Valeria era una joven que no podía estar todo el tiempo al pendiente de su amiga, pero iba a visitarla cada que podía; ya le había dicho muchas veces que se fuera a vivir con ella, pero Alma padecía de una gran depresión que ocultaba muy bien, sin embargo, se dejaba ver, cuando prefería estar encerrada y sola que acompañada.
Al otro lado del país, estaba el consejo de los ángeles caídos, que estaban al tanto del demonio, querían sacarlo del destierro en el que sus malos sentimientos lo habían sumergido. Era alguien caído, alguien que estaría por siempre, desterrado del cielo pero en la tierra, no necesitaba un cielo cuando tenían a los dioses y un Olimpo, por eso, debían buscarlo y guiarlo por el camino correcto antes de que hiciera cosas feas que afectarán al mundo. Cada que Dios, expulsaba a un ángel, ellos lo buscaban antes de que este se volviera oscuro, para llevarlo por el buen camino pero con éste, se habían tardado más tiempo, aun así, quedaba oportunidad de salvarle.
—Aún tenemos tiempo —dijo Max, el líder—. Irás tú y lo convencerán de que acepte a los dioses, ellos lo protegerán, no lo juzgarán, explícale, pronto tendrá una elegida y será feliz, pero debemos sacarlo de donde está.
—Soy un ser de mucha luz, papá, no puedo ir ante él, es demasiado oscuro, no me recibiría bien —se quejó y con justas razones.
—Por eso mismo, debes ser tú, además, jamás te quedas sin terminar algo, eres bien terca y él no es cosa fácil, vas a ir ahí y lo vas a traer ante el consejo.
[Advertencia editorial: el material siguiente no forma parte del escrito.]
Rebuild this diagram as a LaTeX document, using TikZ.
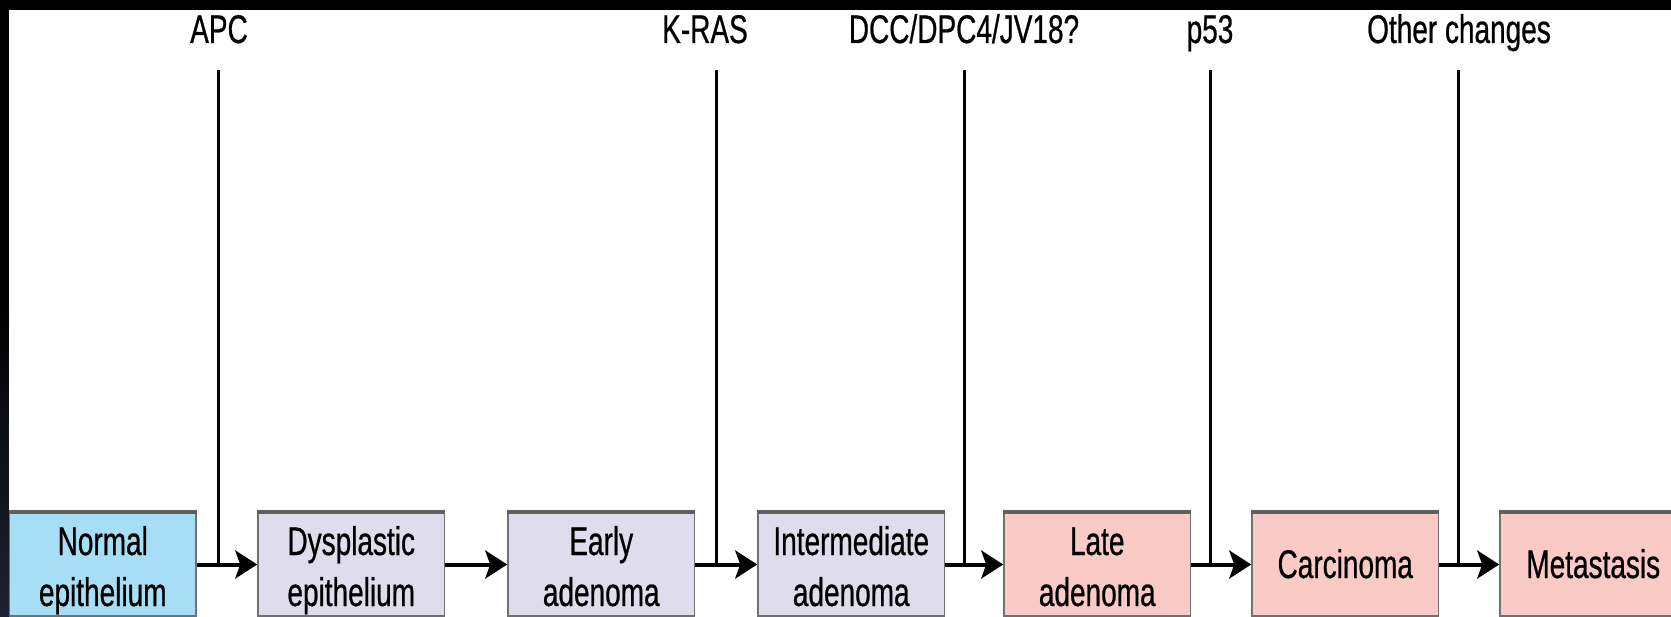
\documentclass[tikz,border=0pt]{standalone}
\usepackage{fontspec}
\setmainfont{Liberation Sans}[FakeStretch=0.7,FakeBold=0.6]
\usetikzlibrary{arrows.meta}
\definecolor{normalblue}{RGB}{168,222,245}
\definecolor{lav}{RGB}{223,220,238}
\definecolor{pinkc}{RGB}{249,202,198}
\definecolor{edgegray}{RGB}{112,112,112}
\definecolor{topgray}{RGB}{95,95,95}
\definecolor{navy}{RGB}{27,34,50}
\newcommand\twolines[2]{\vbox{\baselineskip=51pt\lineskiplimit=-100pt\halign{\hfil##\hfil\cr#1\cr#2\cr}}}
\begin{document}
\begin{tikzpicture}[x=1pt,y=-1pt,
  stage/.style={draw=edgegray,line width=1.5pt,minimum width=186.5pt,minimum height=103pt,inner sep=0pt,anchor=center,font=\fontsize{40}{51}\selectfont},
  one/.style={text height=27pt,text depth=0pt},
  two/.style={text height=83pt,text depth=0pt},
  gene/.style={anchor=base,font=\fontsize{40}{48}\selectfont,inner sep=0pt},
  flow/.style={line width=4pt,-{Stealth[length=22pt,width=28pt,inset=5pt]}},
  hit/.style={line width=3pt},
  topedge/.style={line width=4pt,draw=topgray}]
\useasboundingbox (0,0) rectangle (1671,617);
\clip (0,0) rectangle (1671,617);
\fill[white] (0,0) rectangle (1671,617);
% frame
\fill[black] (0,0) rectangle (1671,10);
\fill[black] (0,0) rectangle (8.5,617);
\shade[top color=black,bottom color=navy] (0,300) rectangle (8.5,617);
% stages
\node[stage,two,fill=normalblue] (n1) at (102.75,564.5) {\twolines{Normal}{epithelium}};
\node[stage,two,fill=lav] (n2) at (351.25,564.5) {\twolines{Dysplastic}{epithelium}};
\node[stage,two,fill=lav] (n3) at (601.25,564.5) {\twolines{Early}{adenoma}};
\node[stage,two,fill=lav] (n4) at (851.25,564.5) {\twolines{Intermediate}{adenoma}};
\node[stage,two,fill=pinkc] (n5) at (1097.25,564.5) {\twolines{Late}{adenoma}};
\node[stage,one,fill=pinkc] (n6) at (1345.25,564.5) {Carcinoma};
\node[stage,one,fill=pinkc] (n7) at (1593.25,564.5) {Metastasis};
\foreach \n in {n1,n2,n3,n4,n5,n6,n7}
  \draw[topedge] (\n.north west) -- (\n.north east);
% gene labels
\node[gene] (g1) at (219,43) {APC};
\node[gene] (g2) at (705,43) {K-RAS};
\node[gene] (g3) at (964,43) {DCC/DPC4/JV18?};
\node[gene] (g4) at (1210,43) {p53};
\node[gene] (g5) at (1459,43) {Other changes};
\coordinate (t1) at (218.5,70);
\coordinate (t2) at (716,70);
\coordinate (t3) at (964,70);
\coordinate (t4) at (1210,70);
\coordinate (t5) at (1458,70);
\draw[hit] (t1) -- (t1 |- n1.east);
\draw[hit] (t2) -- (t2 |- n3.east);
\draw[hit] (t3) -- (t3 |- n4.east);
\draw[hit] (t4) -- (t4 |- n5.east);
\draw[hit] (t5) -- (t5 |- n6.east);
% arrows
\draw[flow] (n1.east) -- (n2.west);
\draw[flow] (n2.east) -- (n3.west);
\draw[flow] (n3.east) -- (n4.west);
\draw[flow] (n4.east) -- (n5.west);
\draw[flow] (n5.east) -- (n6.west);
\draw[flow] (n6.east) -- (n7.west);
\end{tikzpicture}
\end{document}
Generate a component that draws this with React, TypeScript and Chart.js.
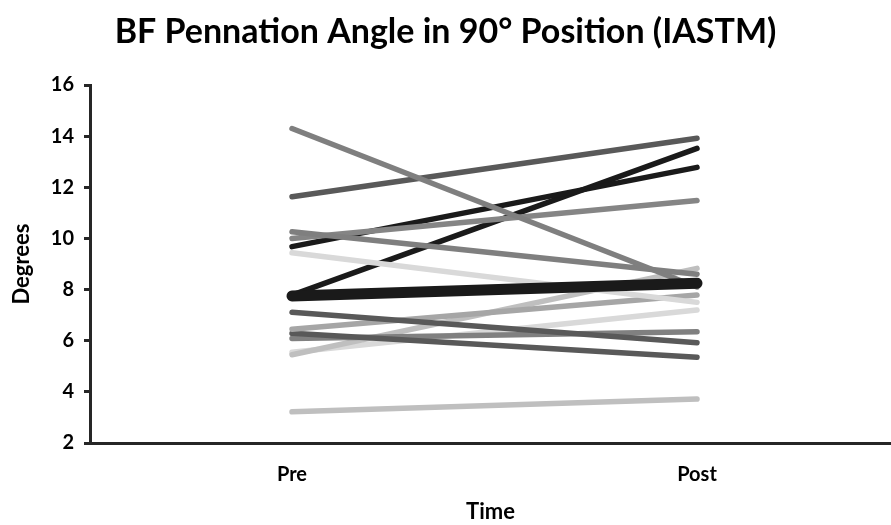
import React, { useEffect, useRef } from "react";
import { Chart, registerables } from "chart.js";

Chart.register(...registerables);

const categories = ["Pre", "Post"];
const yTicks = [2, 4, 6, 8, 10, 12, 14, 16];
const preValues = [14.3, 11.63, 10.26, 10.0, 9.68, 9.44, 7.78, 7.11, 6.45, 6.29, 6.09, 5.45, 5.55, 3.22];
const postValues = [8.1, 13.92, 8.6, 11.48, 12.78, 7.5, 13.52, 5.92, 7.79, 5.35, 6.35, 8.83, 7.2, 3.72];
const meanValues = [7.75, 8.25];
const lineColors = [
  "#7f7f7f", "#595959", "#7f7f7f", "#858585", "#1a1a1a", "#d9d9d9", "#1a1a1a",
  "#595959", "#a6a6a6", "#595959", "#808080", "#bfbfbf", "#d9d9d9", "#bfbfbf",
];

const FONT = "Lato, 'Open Sans', sans-serif";
const AXIS = "#262626";

export default function App() {
  const ref = useRef<HTMLCanvasElement | null>(null);

  useEffect(() => {
    if (!ref.current) return;
    const datasets: any[] = [
      {
        label: "Mean",
        data: meanValues.map((y, i) => ({ x: i, y })),
        borderColor: "#1a1a1a",
        borderWidth: 11,
        borderCapStyle: "round",
        pointRadius: 0,
        order: 0,
      },
      ...preValues.map((p, i) => ({
        label: "S" + (i + 1),
        data: [
          { x: 0, y: p },
          { x: 1, y: postValues[i] },
        ],
        borderColor: lineColors[i],
        borderWidth: 5.5,
        borderCapStyle: "round",
        pointRadius: 0,
        order: 1 + i,
      })),
    ];

    const chart = new Chart(ref.current, {
      type: "line",
      data: { datasets },
      options: {
        animation: false,
        responsive: false,
        maintainAspectRatio: false,
        layout: { padding: 0 },
        plugins: {
          legend: { display: false },
          tooltip: { enabled: false },
          title: {
            display: true,
            text: "BF Pennation Angle in 90° Position (IASTM)",
            color: "#000",
            font: { family: FONT, size: 34, weight: "bold" },
            padding: { top: 12, bottom: 32.2 },
          },
        },
        scales: {
          x: {
            type: "linear",
            min: -0.4988,
            max: 1.479,
            afterBuildTicks: (scale: any) => {
              scale.ticks = categories.map((_, i) => ({ value: i }));
            },
            ticks: {
              callback: (v: any) => categories[v] ?? "",
              color: "#000",
              font: { family: FONT, size: 20, weight: "bold" },
              padding: 20,
              maxRotation: 0,
            },
            grid: { display: false, drawTicks: false, tickLength: 0 },
            border: { display: true, color: AXIS, width: 3 },
            title: {
              display: true,
              text: "Time",
              color: "#000",
              font: { family: FONT, size: 22, weight: "bold" },
              padding: { top: 8, bottom: 0 },
            },
            afterFit: (scale: any) => {
              scale.height = 82;
            },
          },
          y: {
            min: 2,
            max: 16,
            afterBuildTicks: (scale: any) => {
              scale.ticks = yTicks.map((v) => ({ value: v }));
            },
            ticks: {
              color: "#000",
              font: { family: FONT, size: 20, weight: "bold" },
              padding: 10,
            },
            grid: {
              display: true,
              drawOnChartArea: false,
              drawTicks: true,
              tickLength: 6,
              color: AXIS,
              lineWidth: 3,
            },
            border: { display: true, color: AXIS, width: 3 },
            title: {
              display: true,
              text: "Degrees",
              color: "#000",
              font: { family: FONT, size: 22, weight: "bold" },
              padding: { top: 9, bottom: 0 },
            },
            afterFit: (scale: any) => {
              scale.width = 90;
            },
          },
        },
      } as any,
    });
    return () => chart.destroy();
  }, []);

  return (
    <div style={{ position: "fixed", left: 0, top: 0, width: 891, height: 525, background: "#fff" }}>
      <canvas ref={ref} width={891} height={525} style={{ width: 891, height: 525, display: "block" }} />
    </div>
  );
}
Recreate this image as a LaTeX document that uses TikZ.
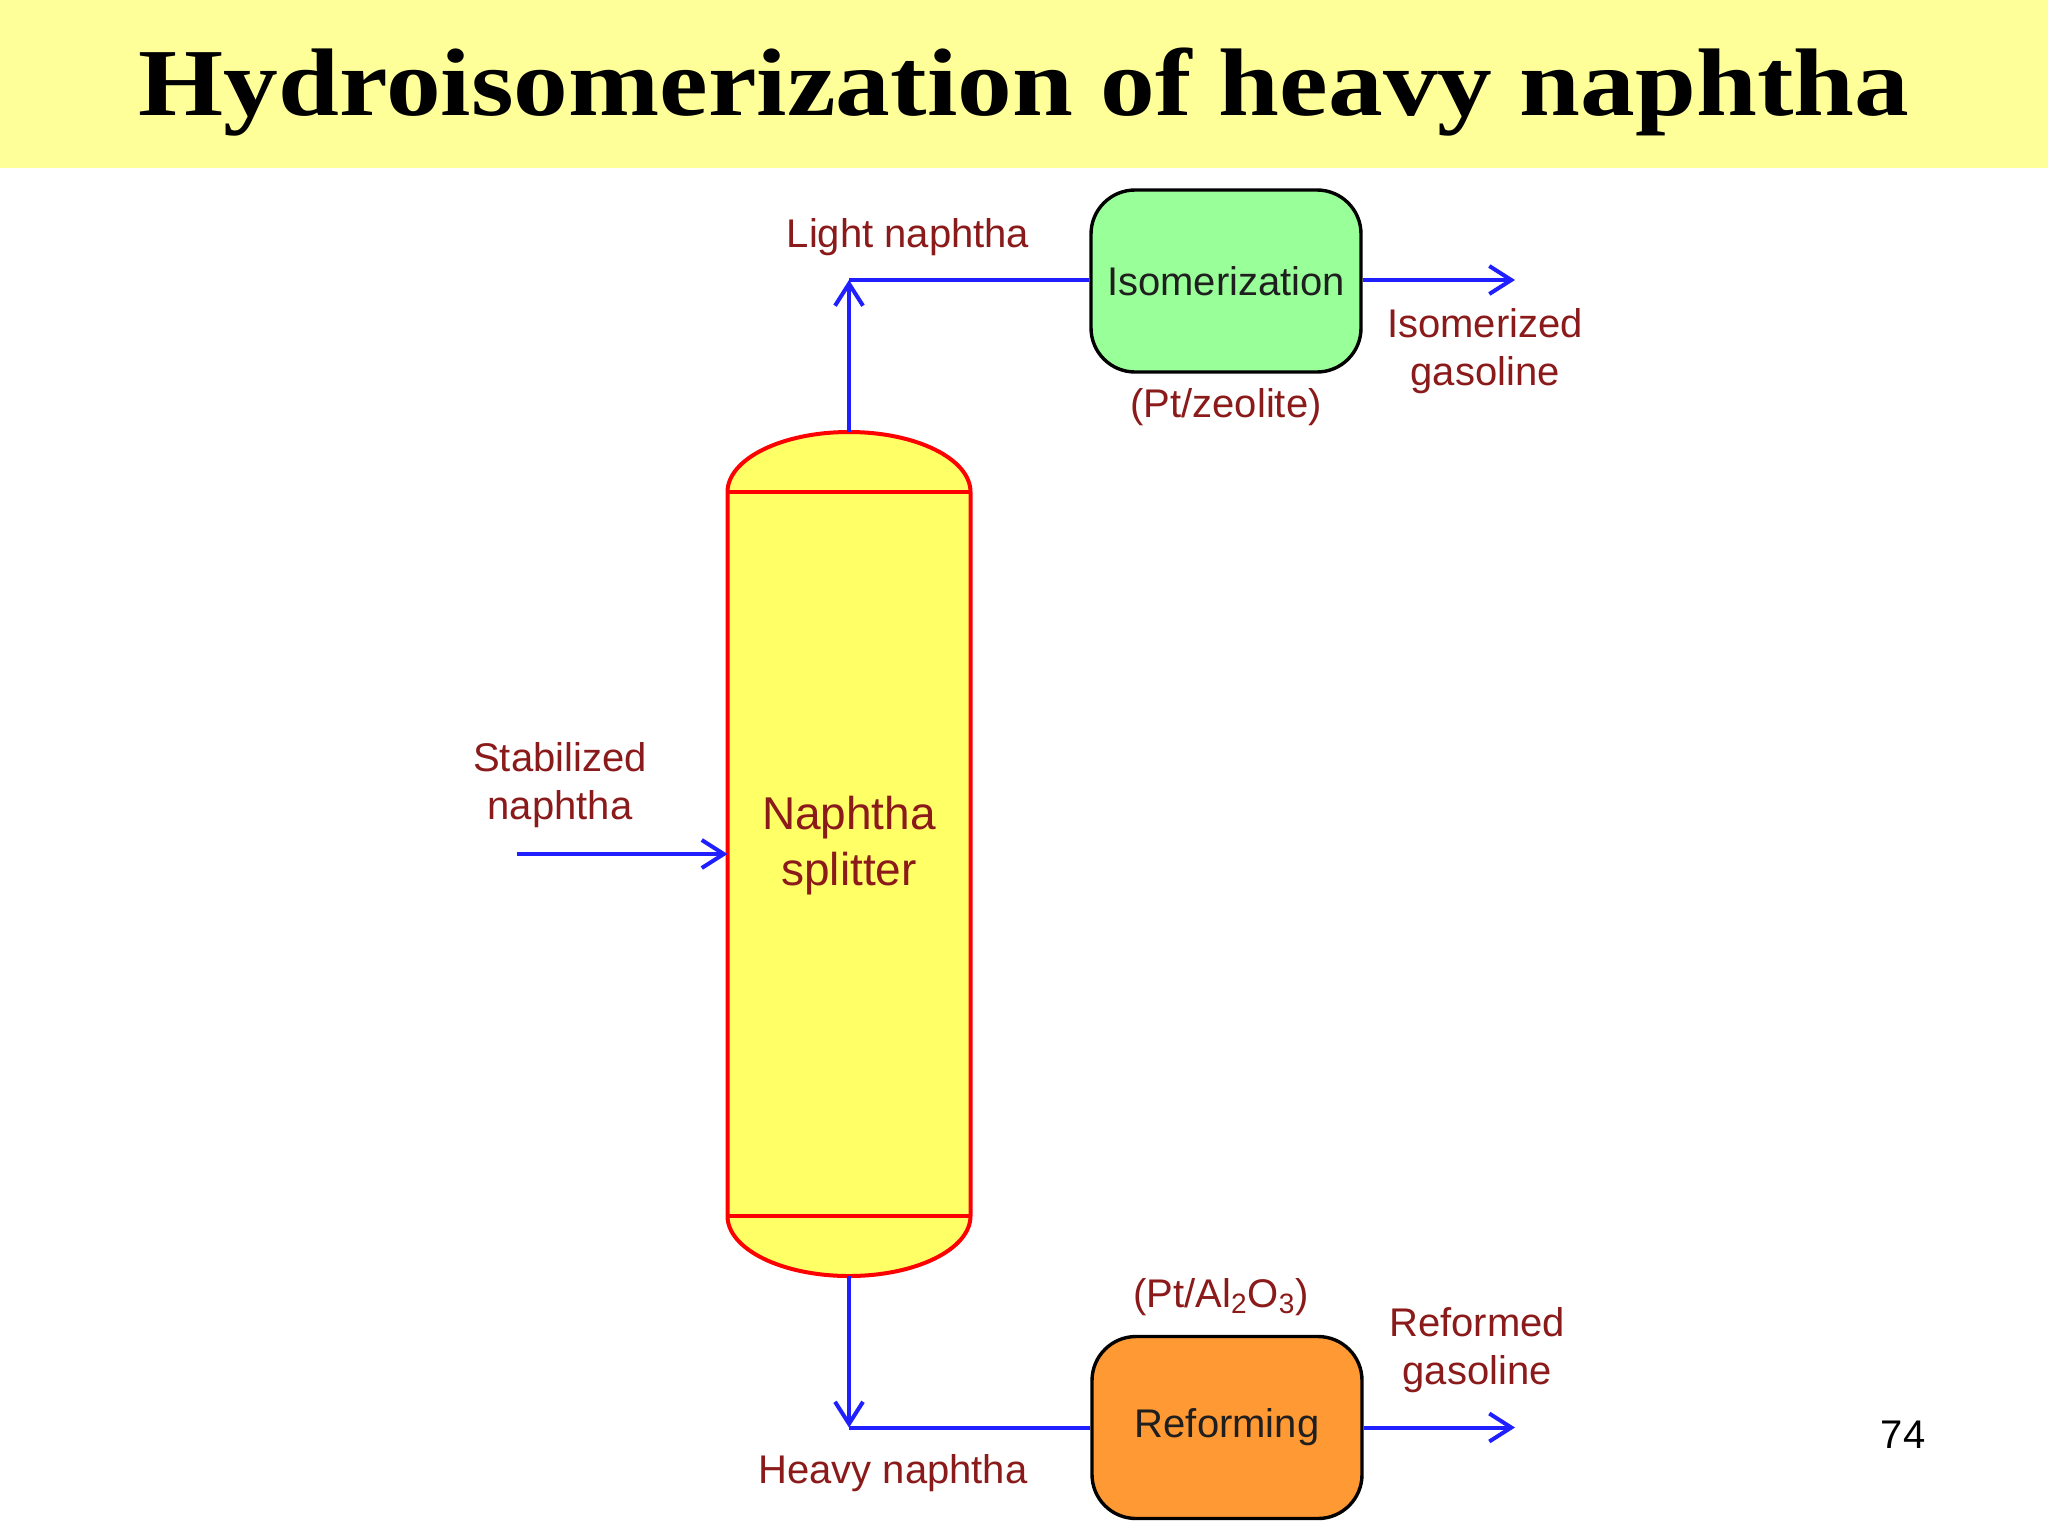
\documentclass[tikz,border=0pt]{standalone}
\usepackage{fontspec}
\usepackage{graphicx}
\setmainfont{Liberation Sans}
\newfontfamily\titlefont{Liberation Serif}
\usetikzlibrary{arrows.meta}
\definecolor{band}{HTML}{FFFF99}
\definecolor{labelred}{HTML}{8B1A1A}
\definecolor{flowblue}{HTML}{1F1FFF}
\definecolor{colfill}{HTML}{FFFF66}
\definecolor{isogreen}{HTML}{99FF99}
\definecolor{reforange}{HTML}{FF9933}
\tikzset{
  flow/.style={draw=flowblue, line width=2pt},
  flowarrow/.style={flow, -{Straight Barb[length=11pt,width=14pt,line width=2pt]}},
  lbl/.style={text=labelred, font=\fontsize{20pt}{24pt}\selectfont, align=center, inner sep=0pt},
  unitbox/.style={draw=black, line width=1.7pt, rounded corners=22pt, minimum width=135pt, minimum height=91pt, inner sep=0pt, text=black!88, font=\fontsize{20pt}{24pt}\selectfont},
  colline/.style={draw=red, line width=2pt},
}
\begin{document}
\begin{tikzpicture}[x=0.5pt,y=-0.5pt]
\useasboundingbox (0,0) rectangle (2048,1536);
\fill[white] (0,0) rectangle (2048,1536);
% title band
\fill[band] (0,0) rectangle (2048,168);
\node[anchor=base, inner sep=0pt] (title) at (1024,115)
  {\scalebox{1.14}[1]{\titlefont\bfseries\fontsize{48pt}{56pt}\selectfont Hydroisomerization of heavy naphtha}};
% column
\filldraw[fill=colfill, colline]
  (727.5,492) arc[start angle=180, end angle=0, x radius=60.75pt, y radius=30pt]
  -- (970.5,1216) arc[start angle=0, end angle=-180, x radius=60.75pt, y radius=30pt]
  -- cycle;
\draw[colline] (727.5,492) -- (970.5,492);
\draw[colline] (727.5,1216) -- (970.5,1216);
\coordinate (ctop) at (849,432);
\coordinate (cbot) at (849,1276);
\coordinate (cfeed) at (727.5,854);
\node[lbl, font=\fontsize{23pt}{28pt}\selectfont] (colname) at (849,846) {Naphtha\\splitter};
% units
\node[unitbox, fill=isogreen] (iso) at (1226,281) {Isomerization};
\node[unitbox, fill=reforange] (ref) at (1227,1427.5) {Reforming};
% connectors
\coordinate (feedstart) at (517,854);
\coordinate (topcorner) at (849,280);
\coordinate (botcorner) at (849,1427.5);
\coordinate (isoout) at (1515,280);
\coordinate (refout) at (1515,1427.5);
\draw[flowarrow] (feedstart) -- (cfeed);
\draw[flowarrow] (ctop) -- (topcorner);
\draw[flow] (topcorner) -- (topcorner -| iso.west);
\draw[flowarrow] (iso.east |- isoout) -- (isoout);
\draw[flowarrow] (cbot) -- (botcorner);
\draw[flow] (botcorner) -- (botcorner -| ref.west);
\draw[flowarrow] (ref.east |- refout) -- (refout);
% labels
\node[lbl] (feedlbl) at (560,785) {Stabilized\\naphtha};
\node[lbl] (lightlbl) at (908,237) {Light naphtha};
\node[lbl] (isocat) at (1226,407) {(Pt/zeolite)};
\node[lbl] (isogas) at (1485,351) {Isomerized\\gasoline};
\node[lbl] (refcat) at (1221,1297) {(Pt/Al\textsubscript{2}O\textsubscript{3})};
\node[lbl] (refgas) at (1477,1350) {Reformed\\gasoline};
\node[lbl] (heavylbl) at (893,1473) {Heavy naphtha};
\node[inner sep=0pt, font=\fontsize{20pt}{24pt}\selectfont] (pagenum) at (1903,1435) {74};
\end{tikzpicture}
\end{document}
Era un ángel lleno de luz y su misma luminiscencia provocaba que tuviera una manera especial de hacer las cosas, jamás se quedaba con la duda de algo y nunca se había dado por vencida, por eso era la mejor opción para que aquel ángel caído, se convirtiera en un ángel más. Ya no del cielo, nadie quería regresar, pero si, ser un ángel de luz para la tierra.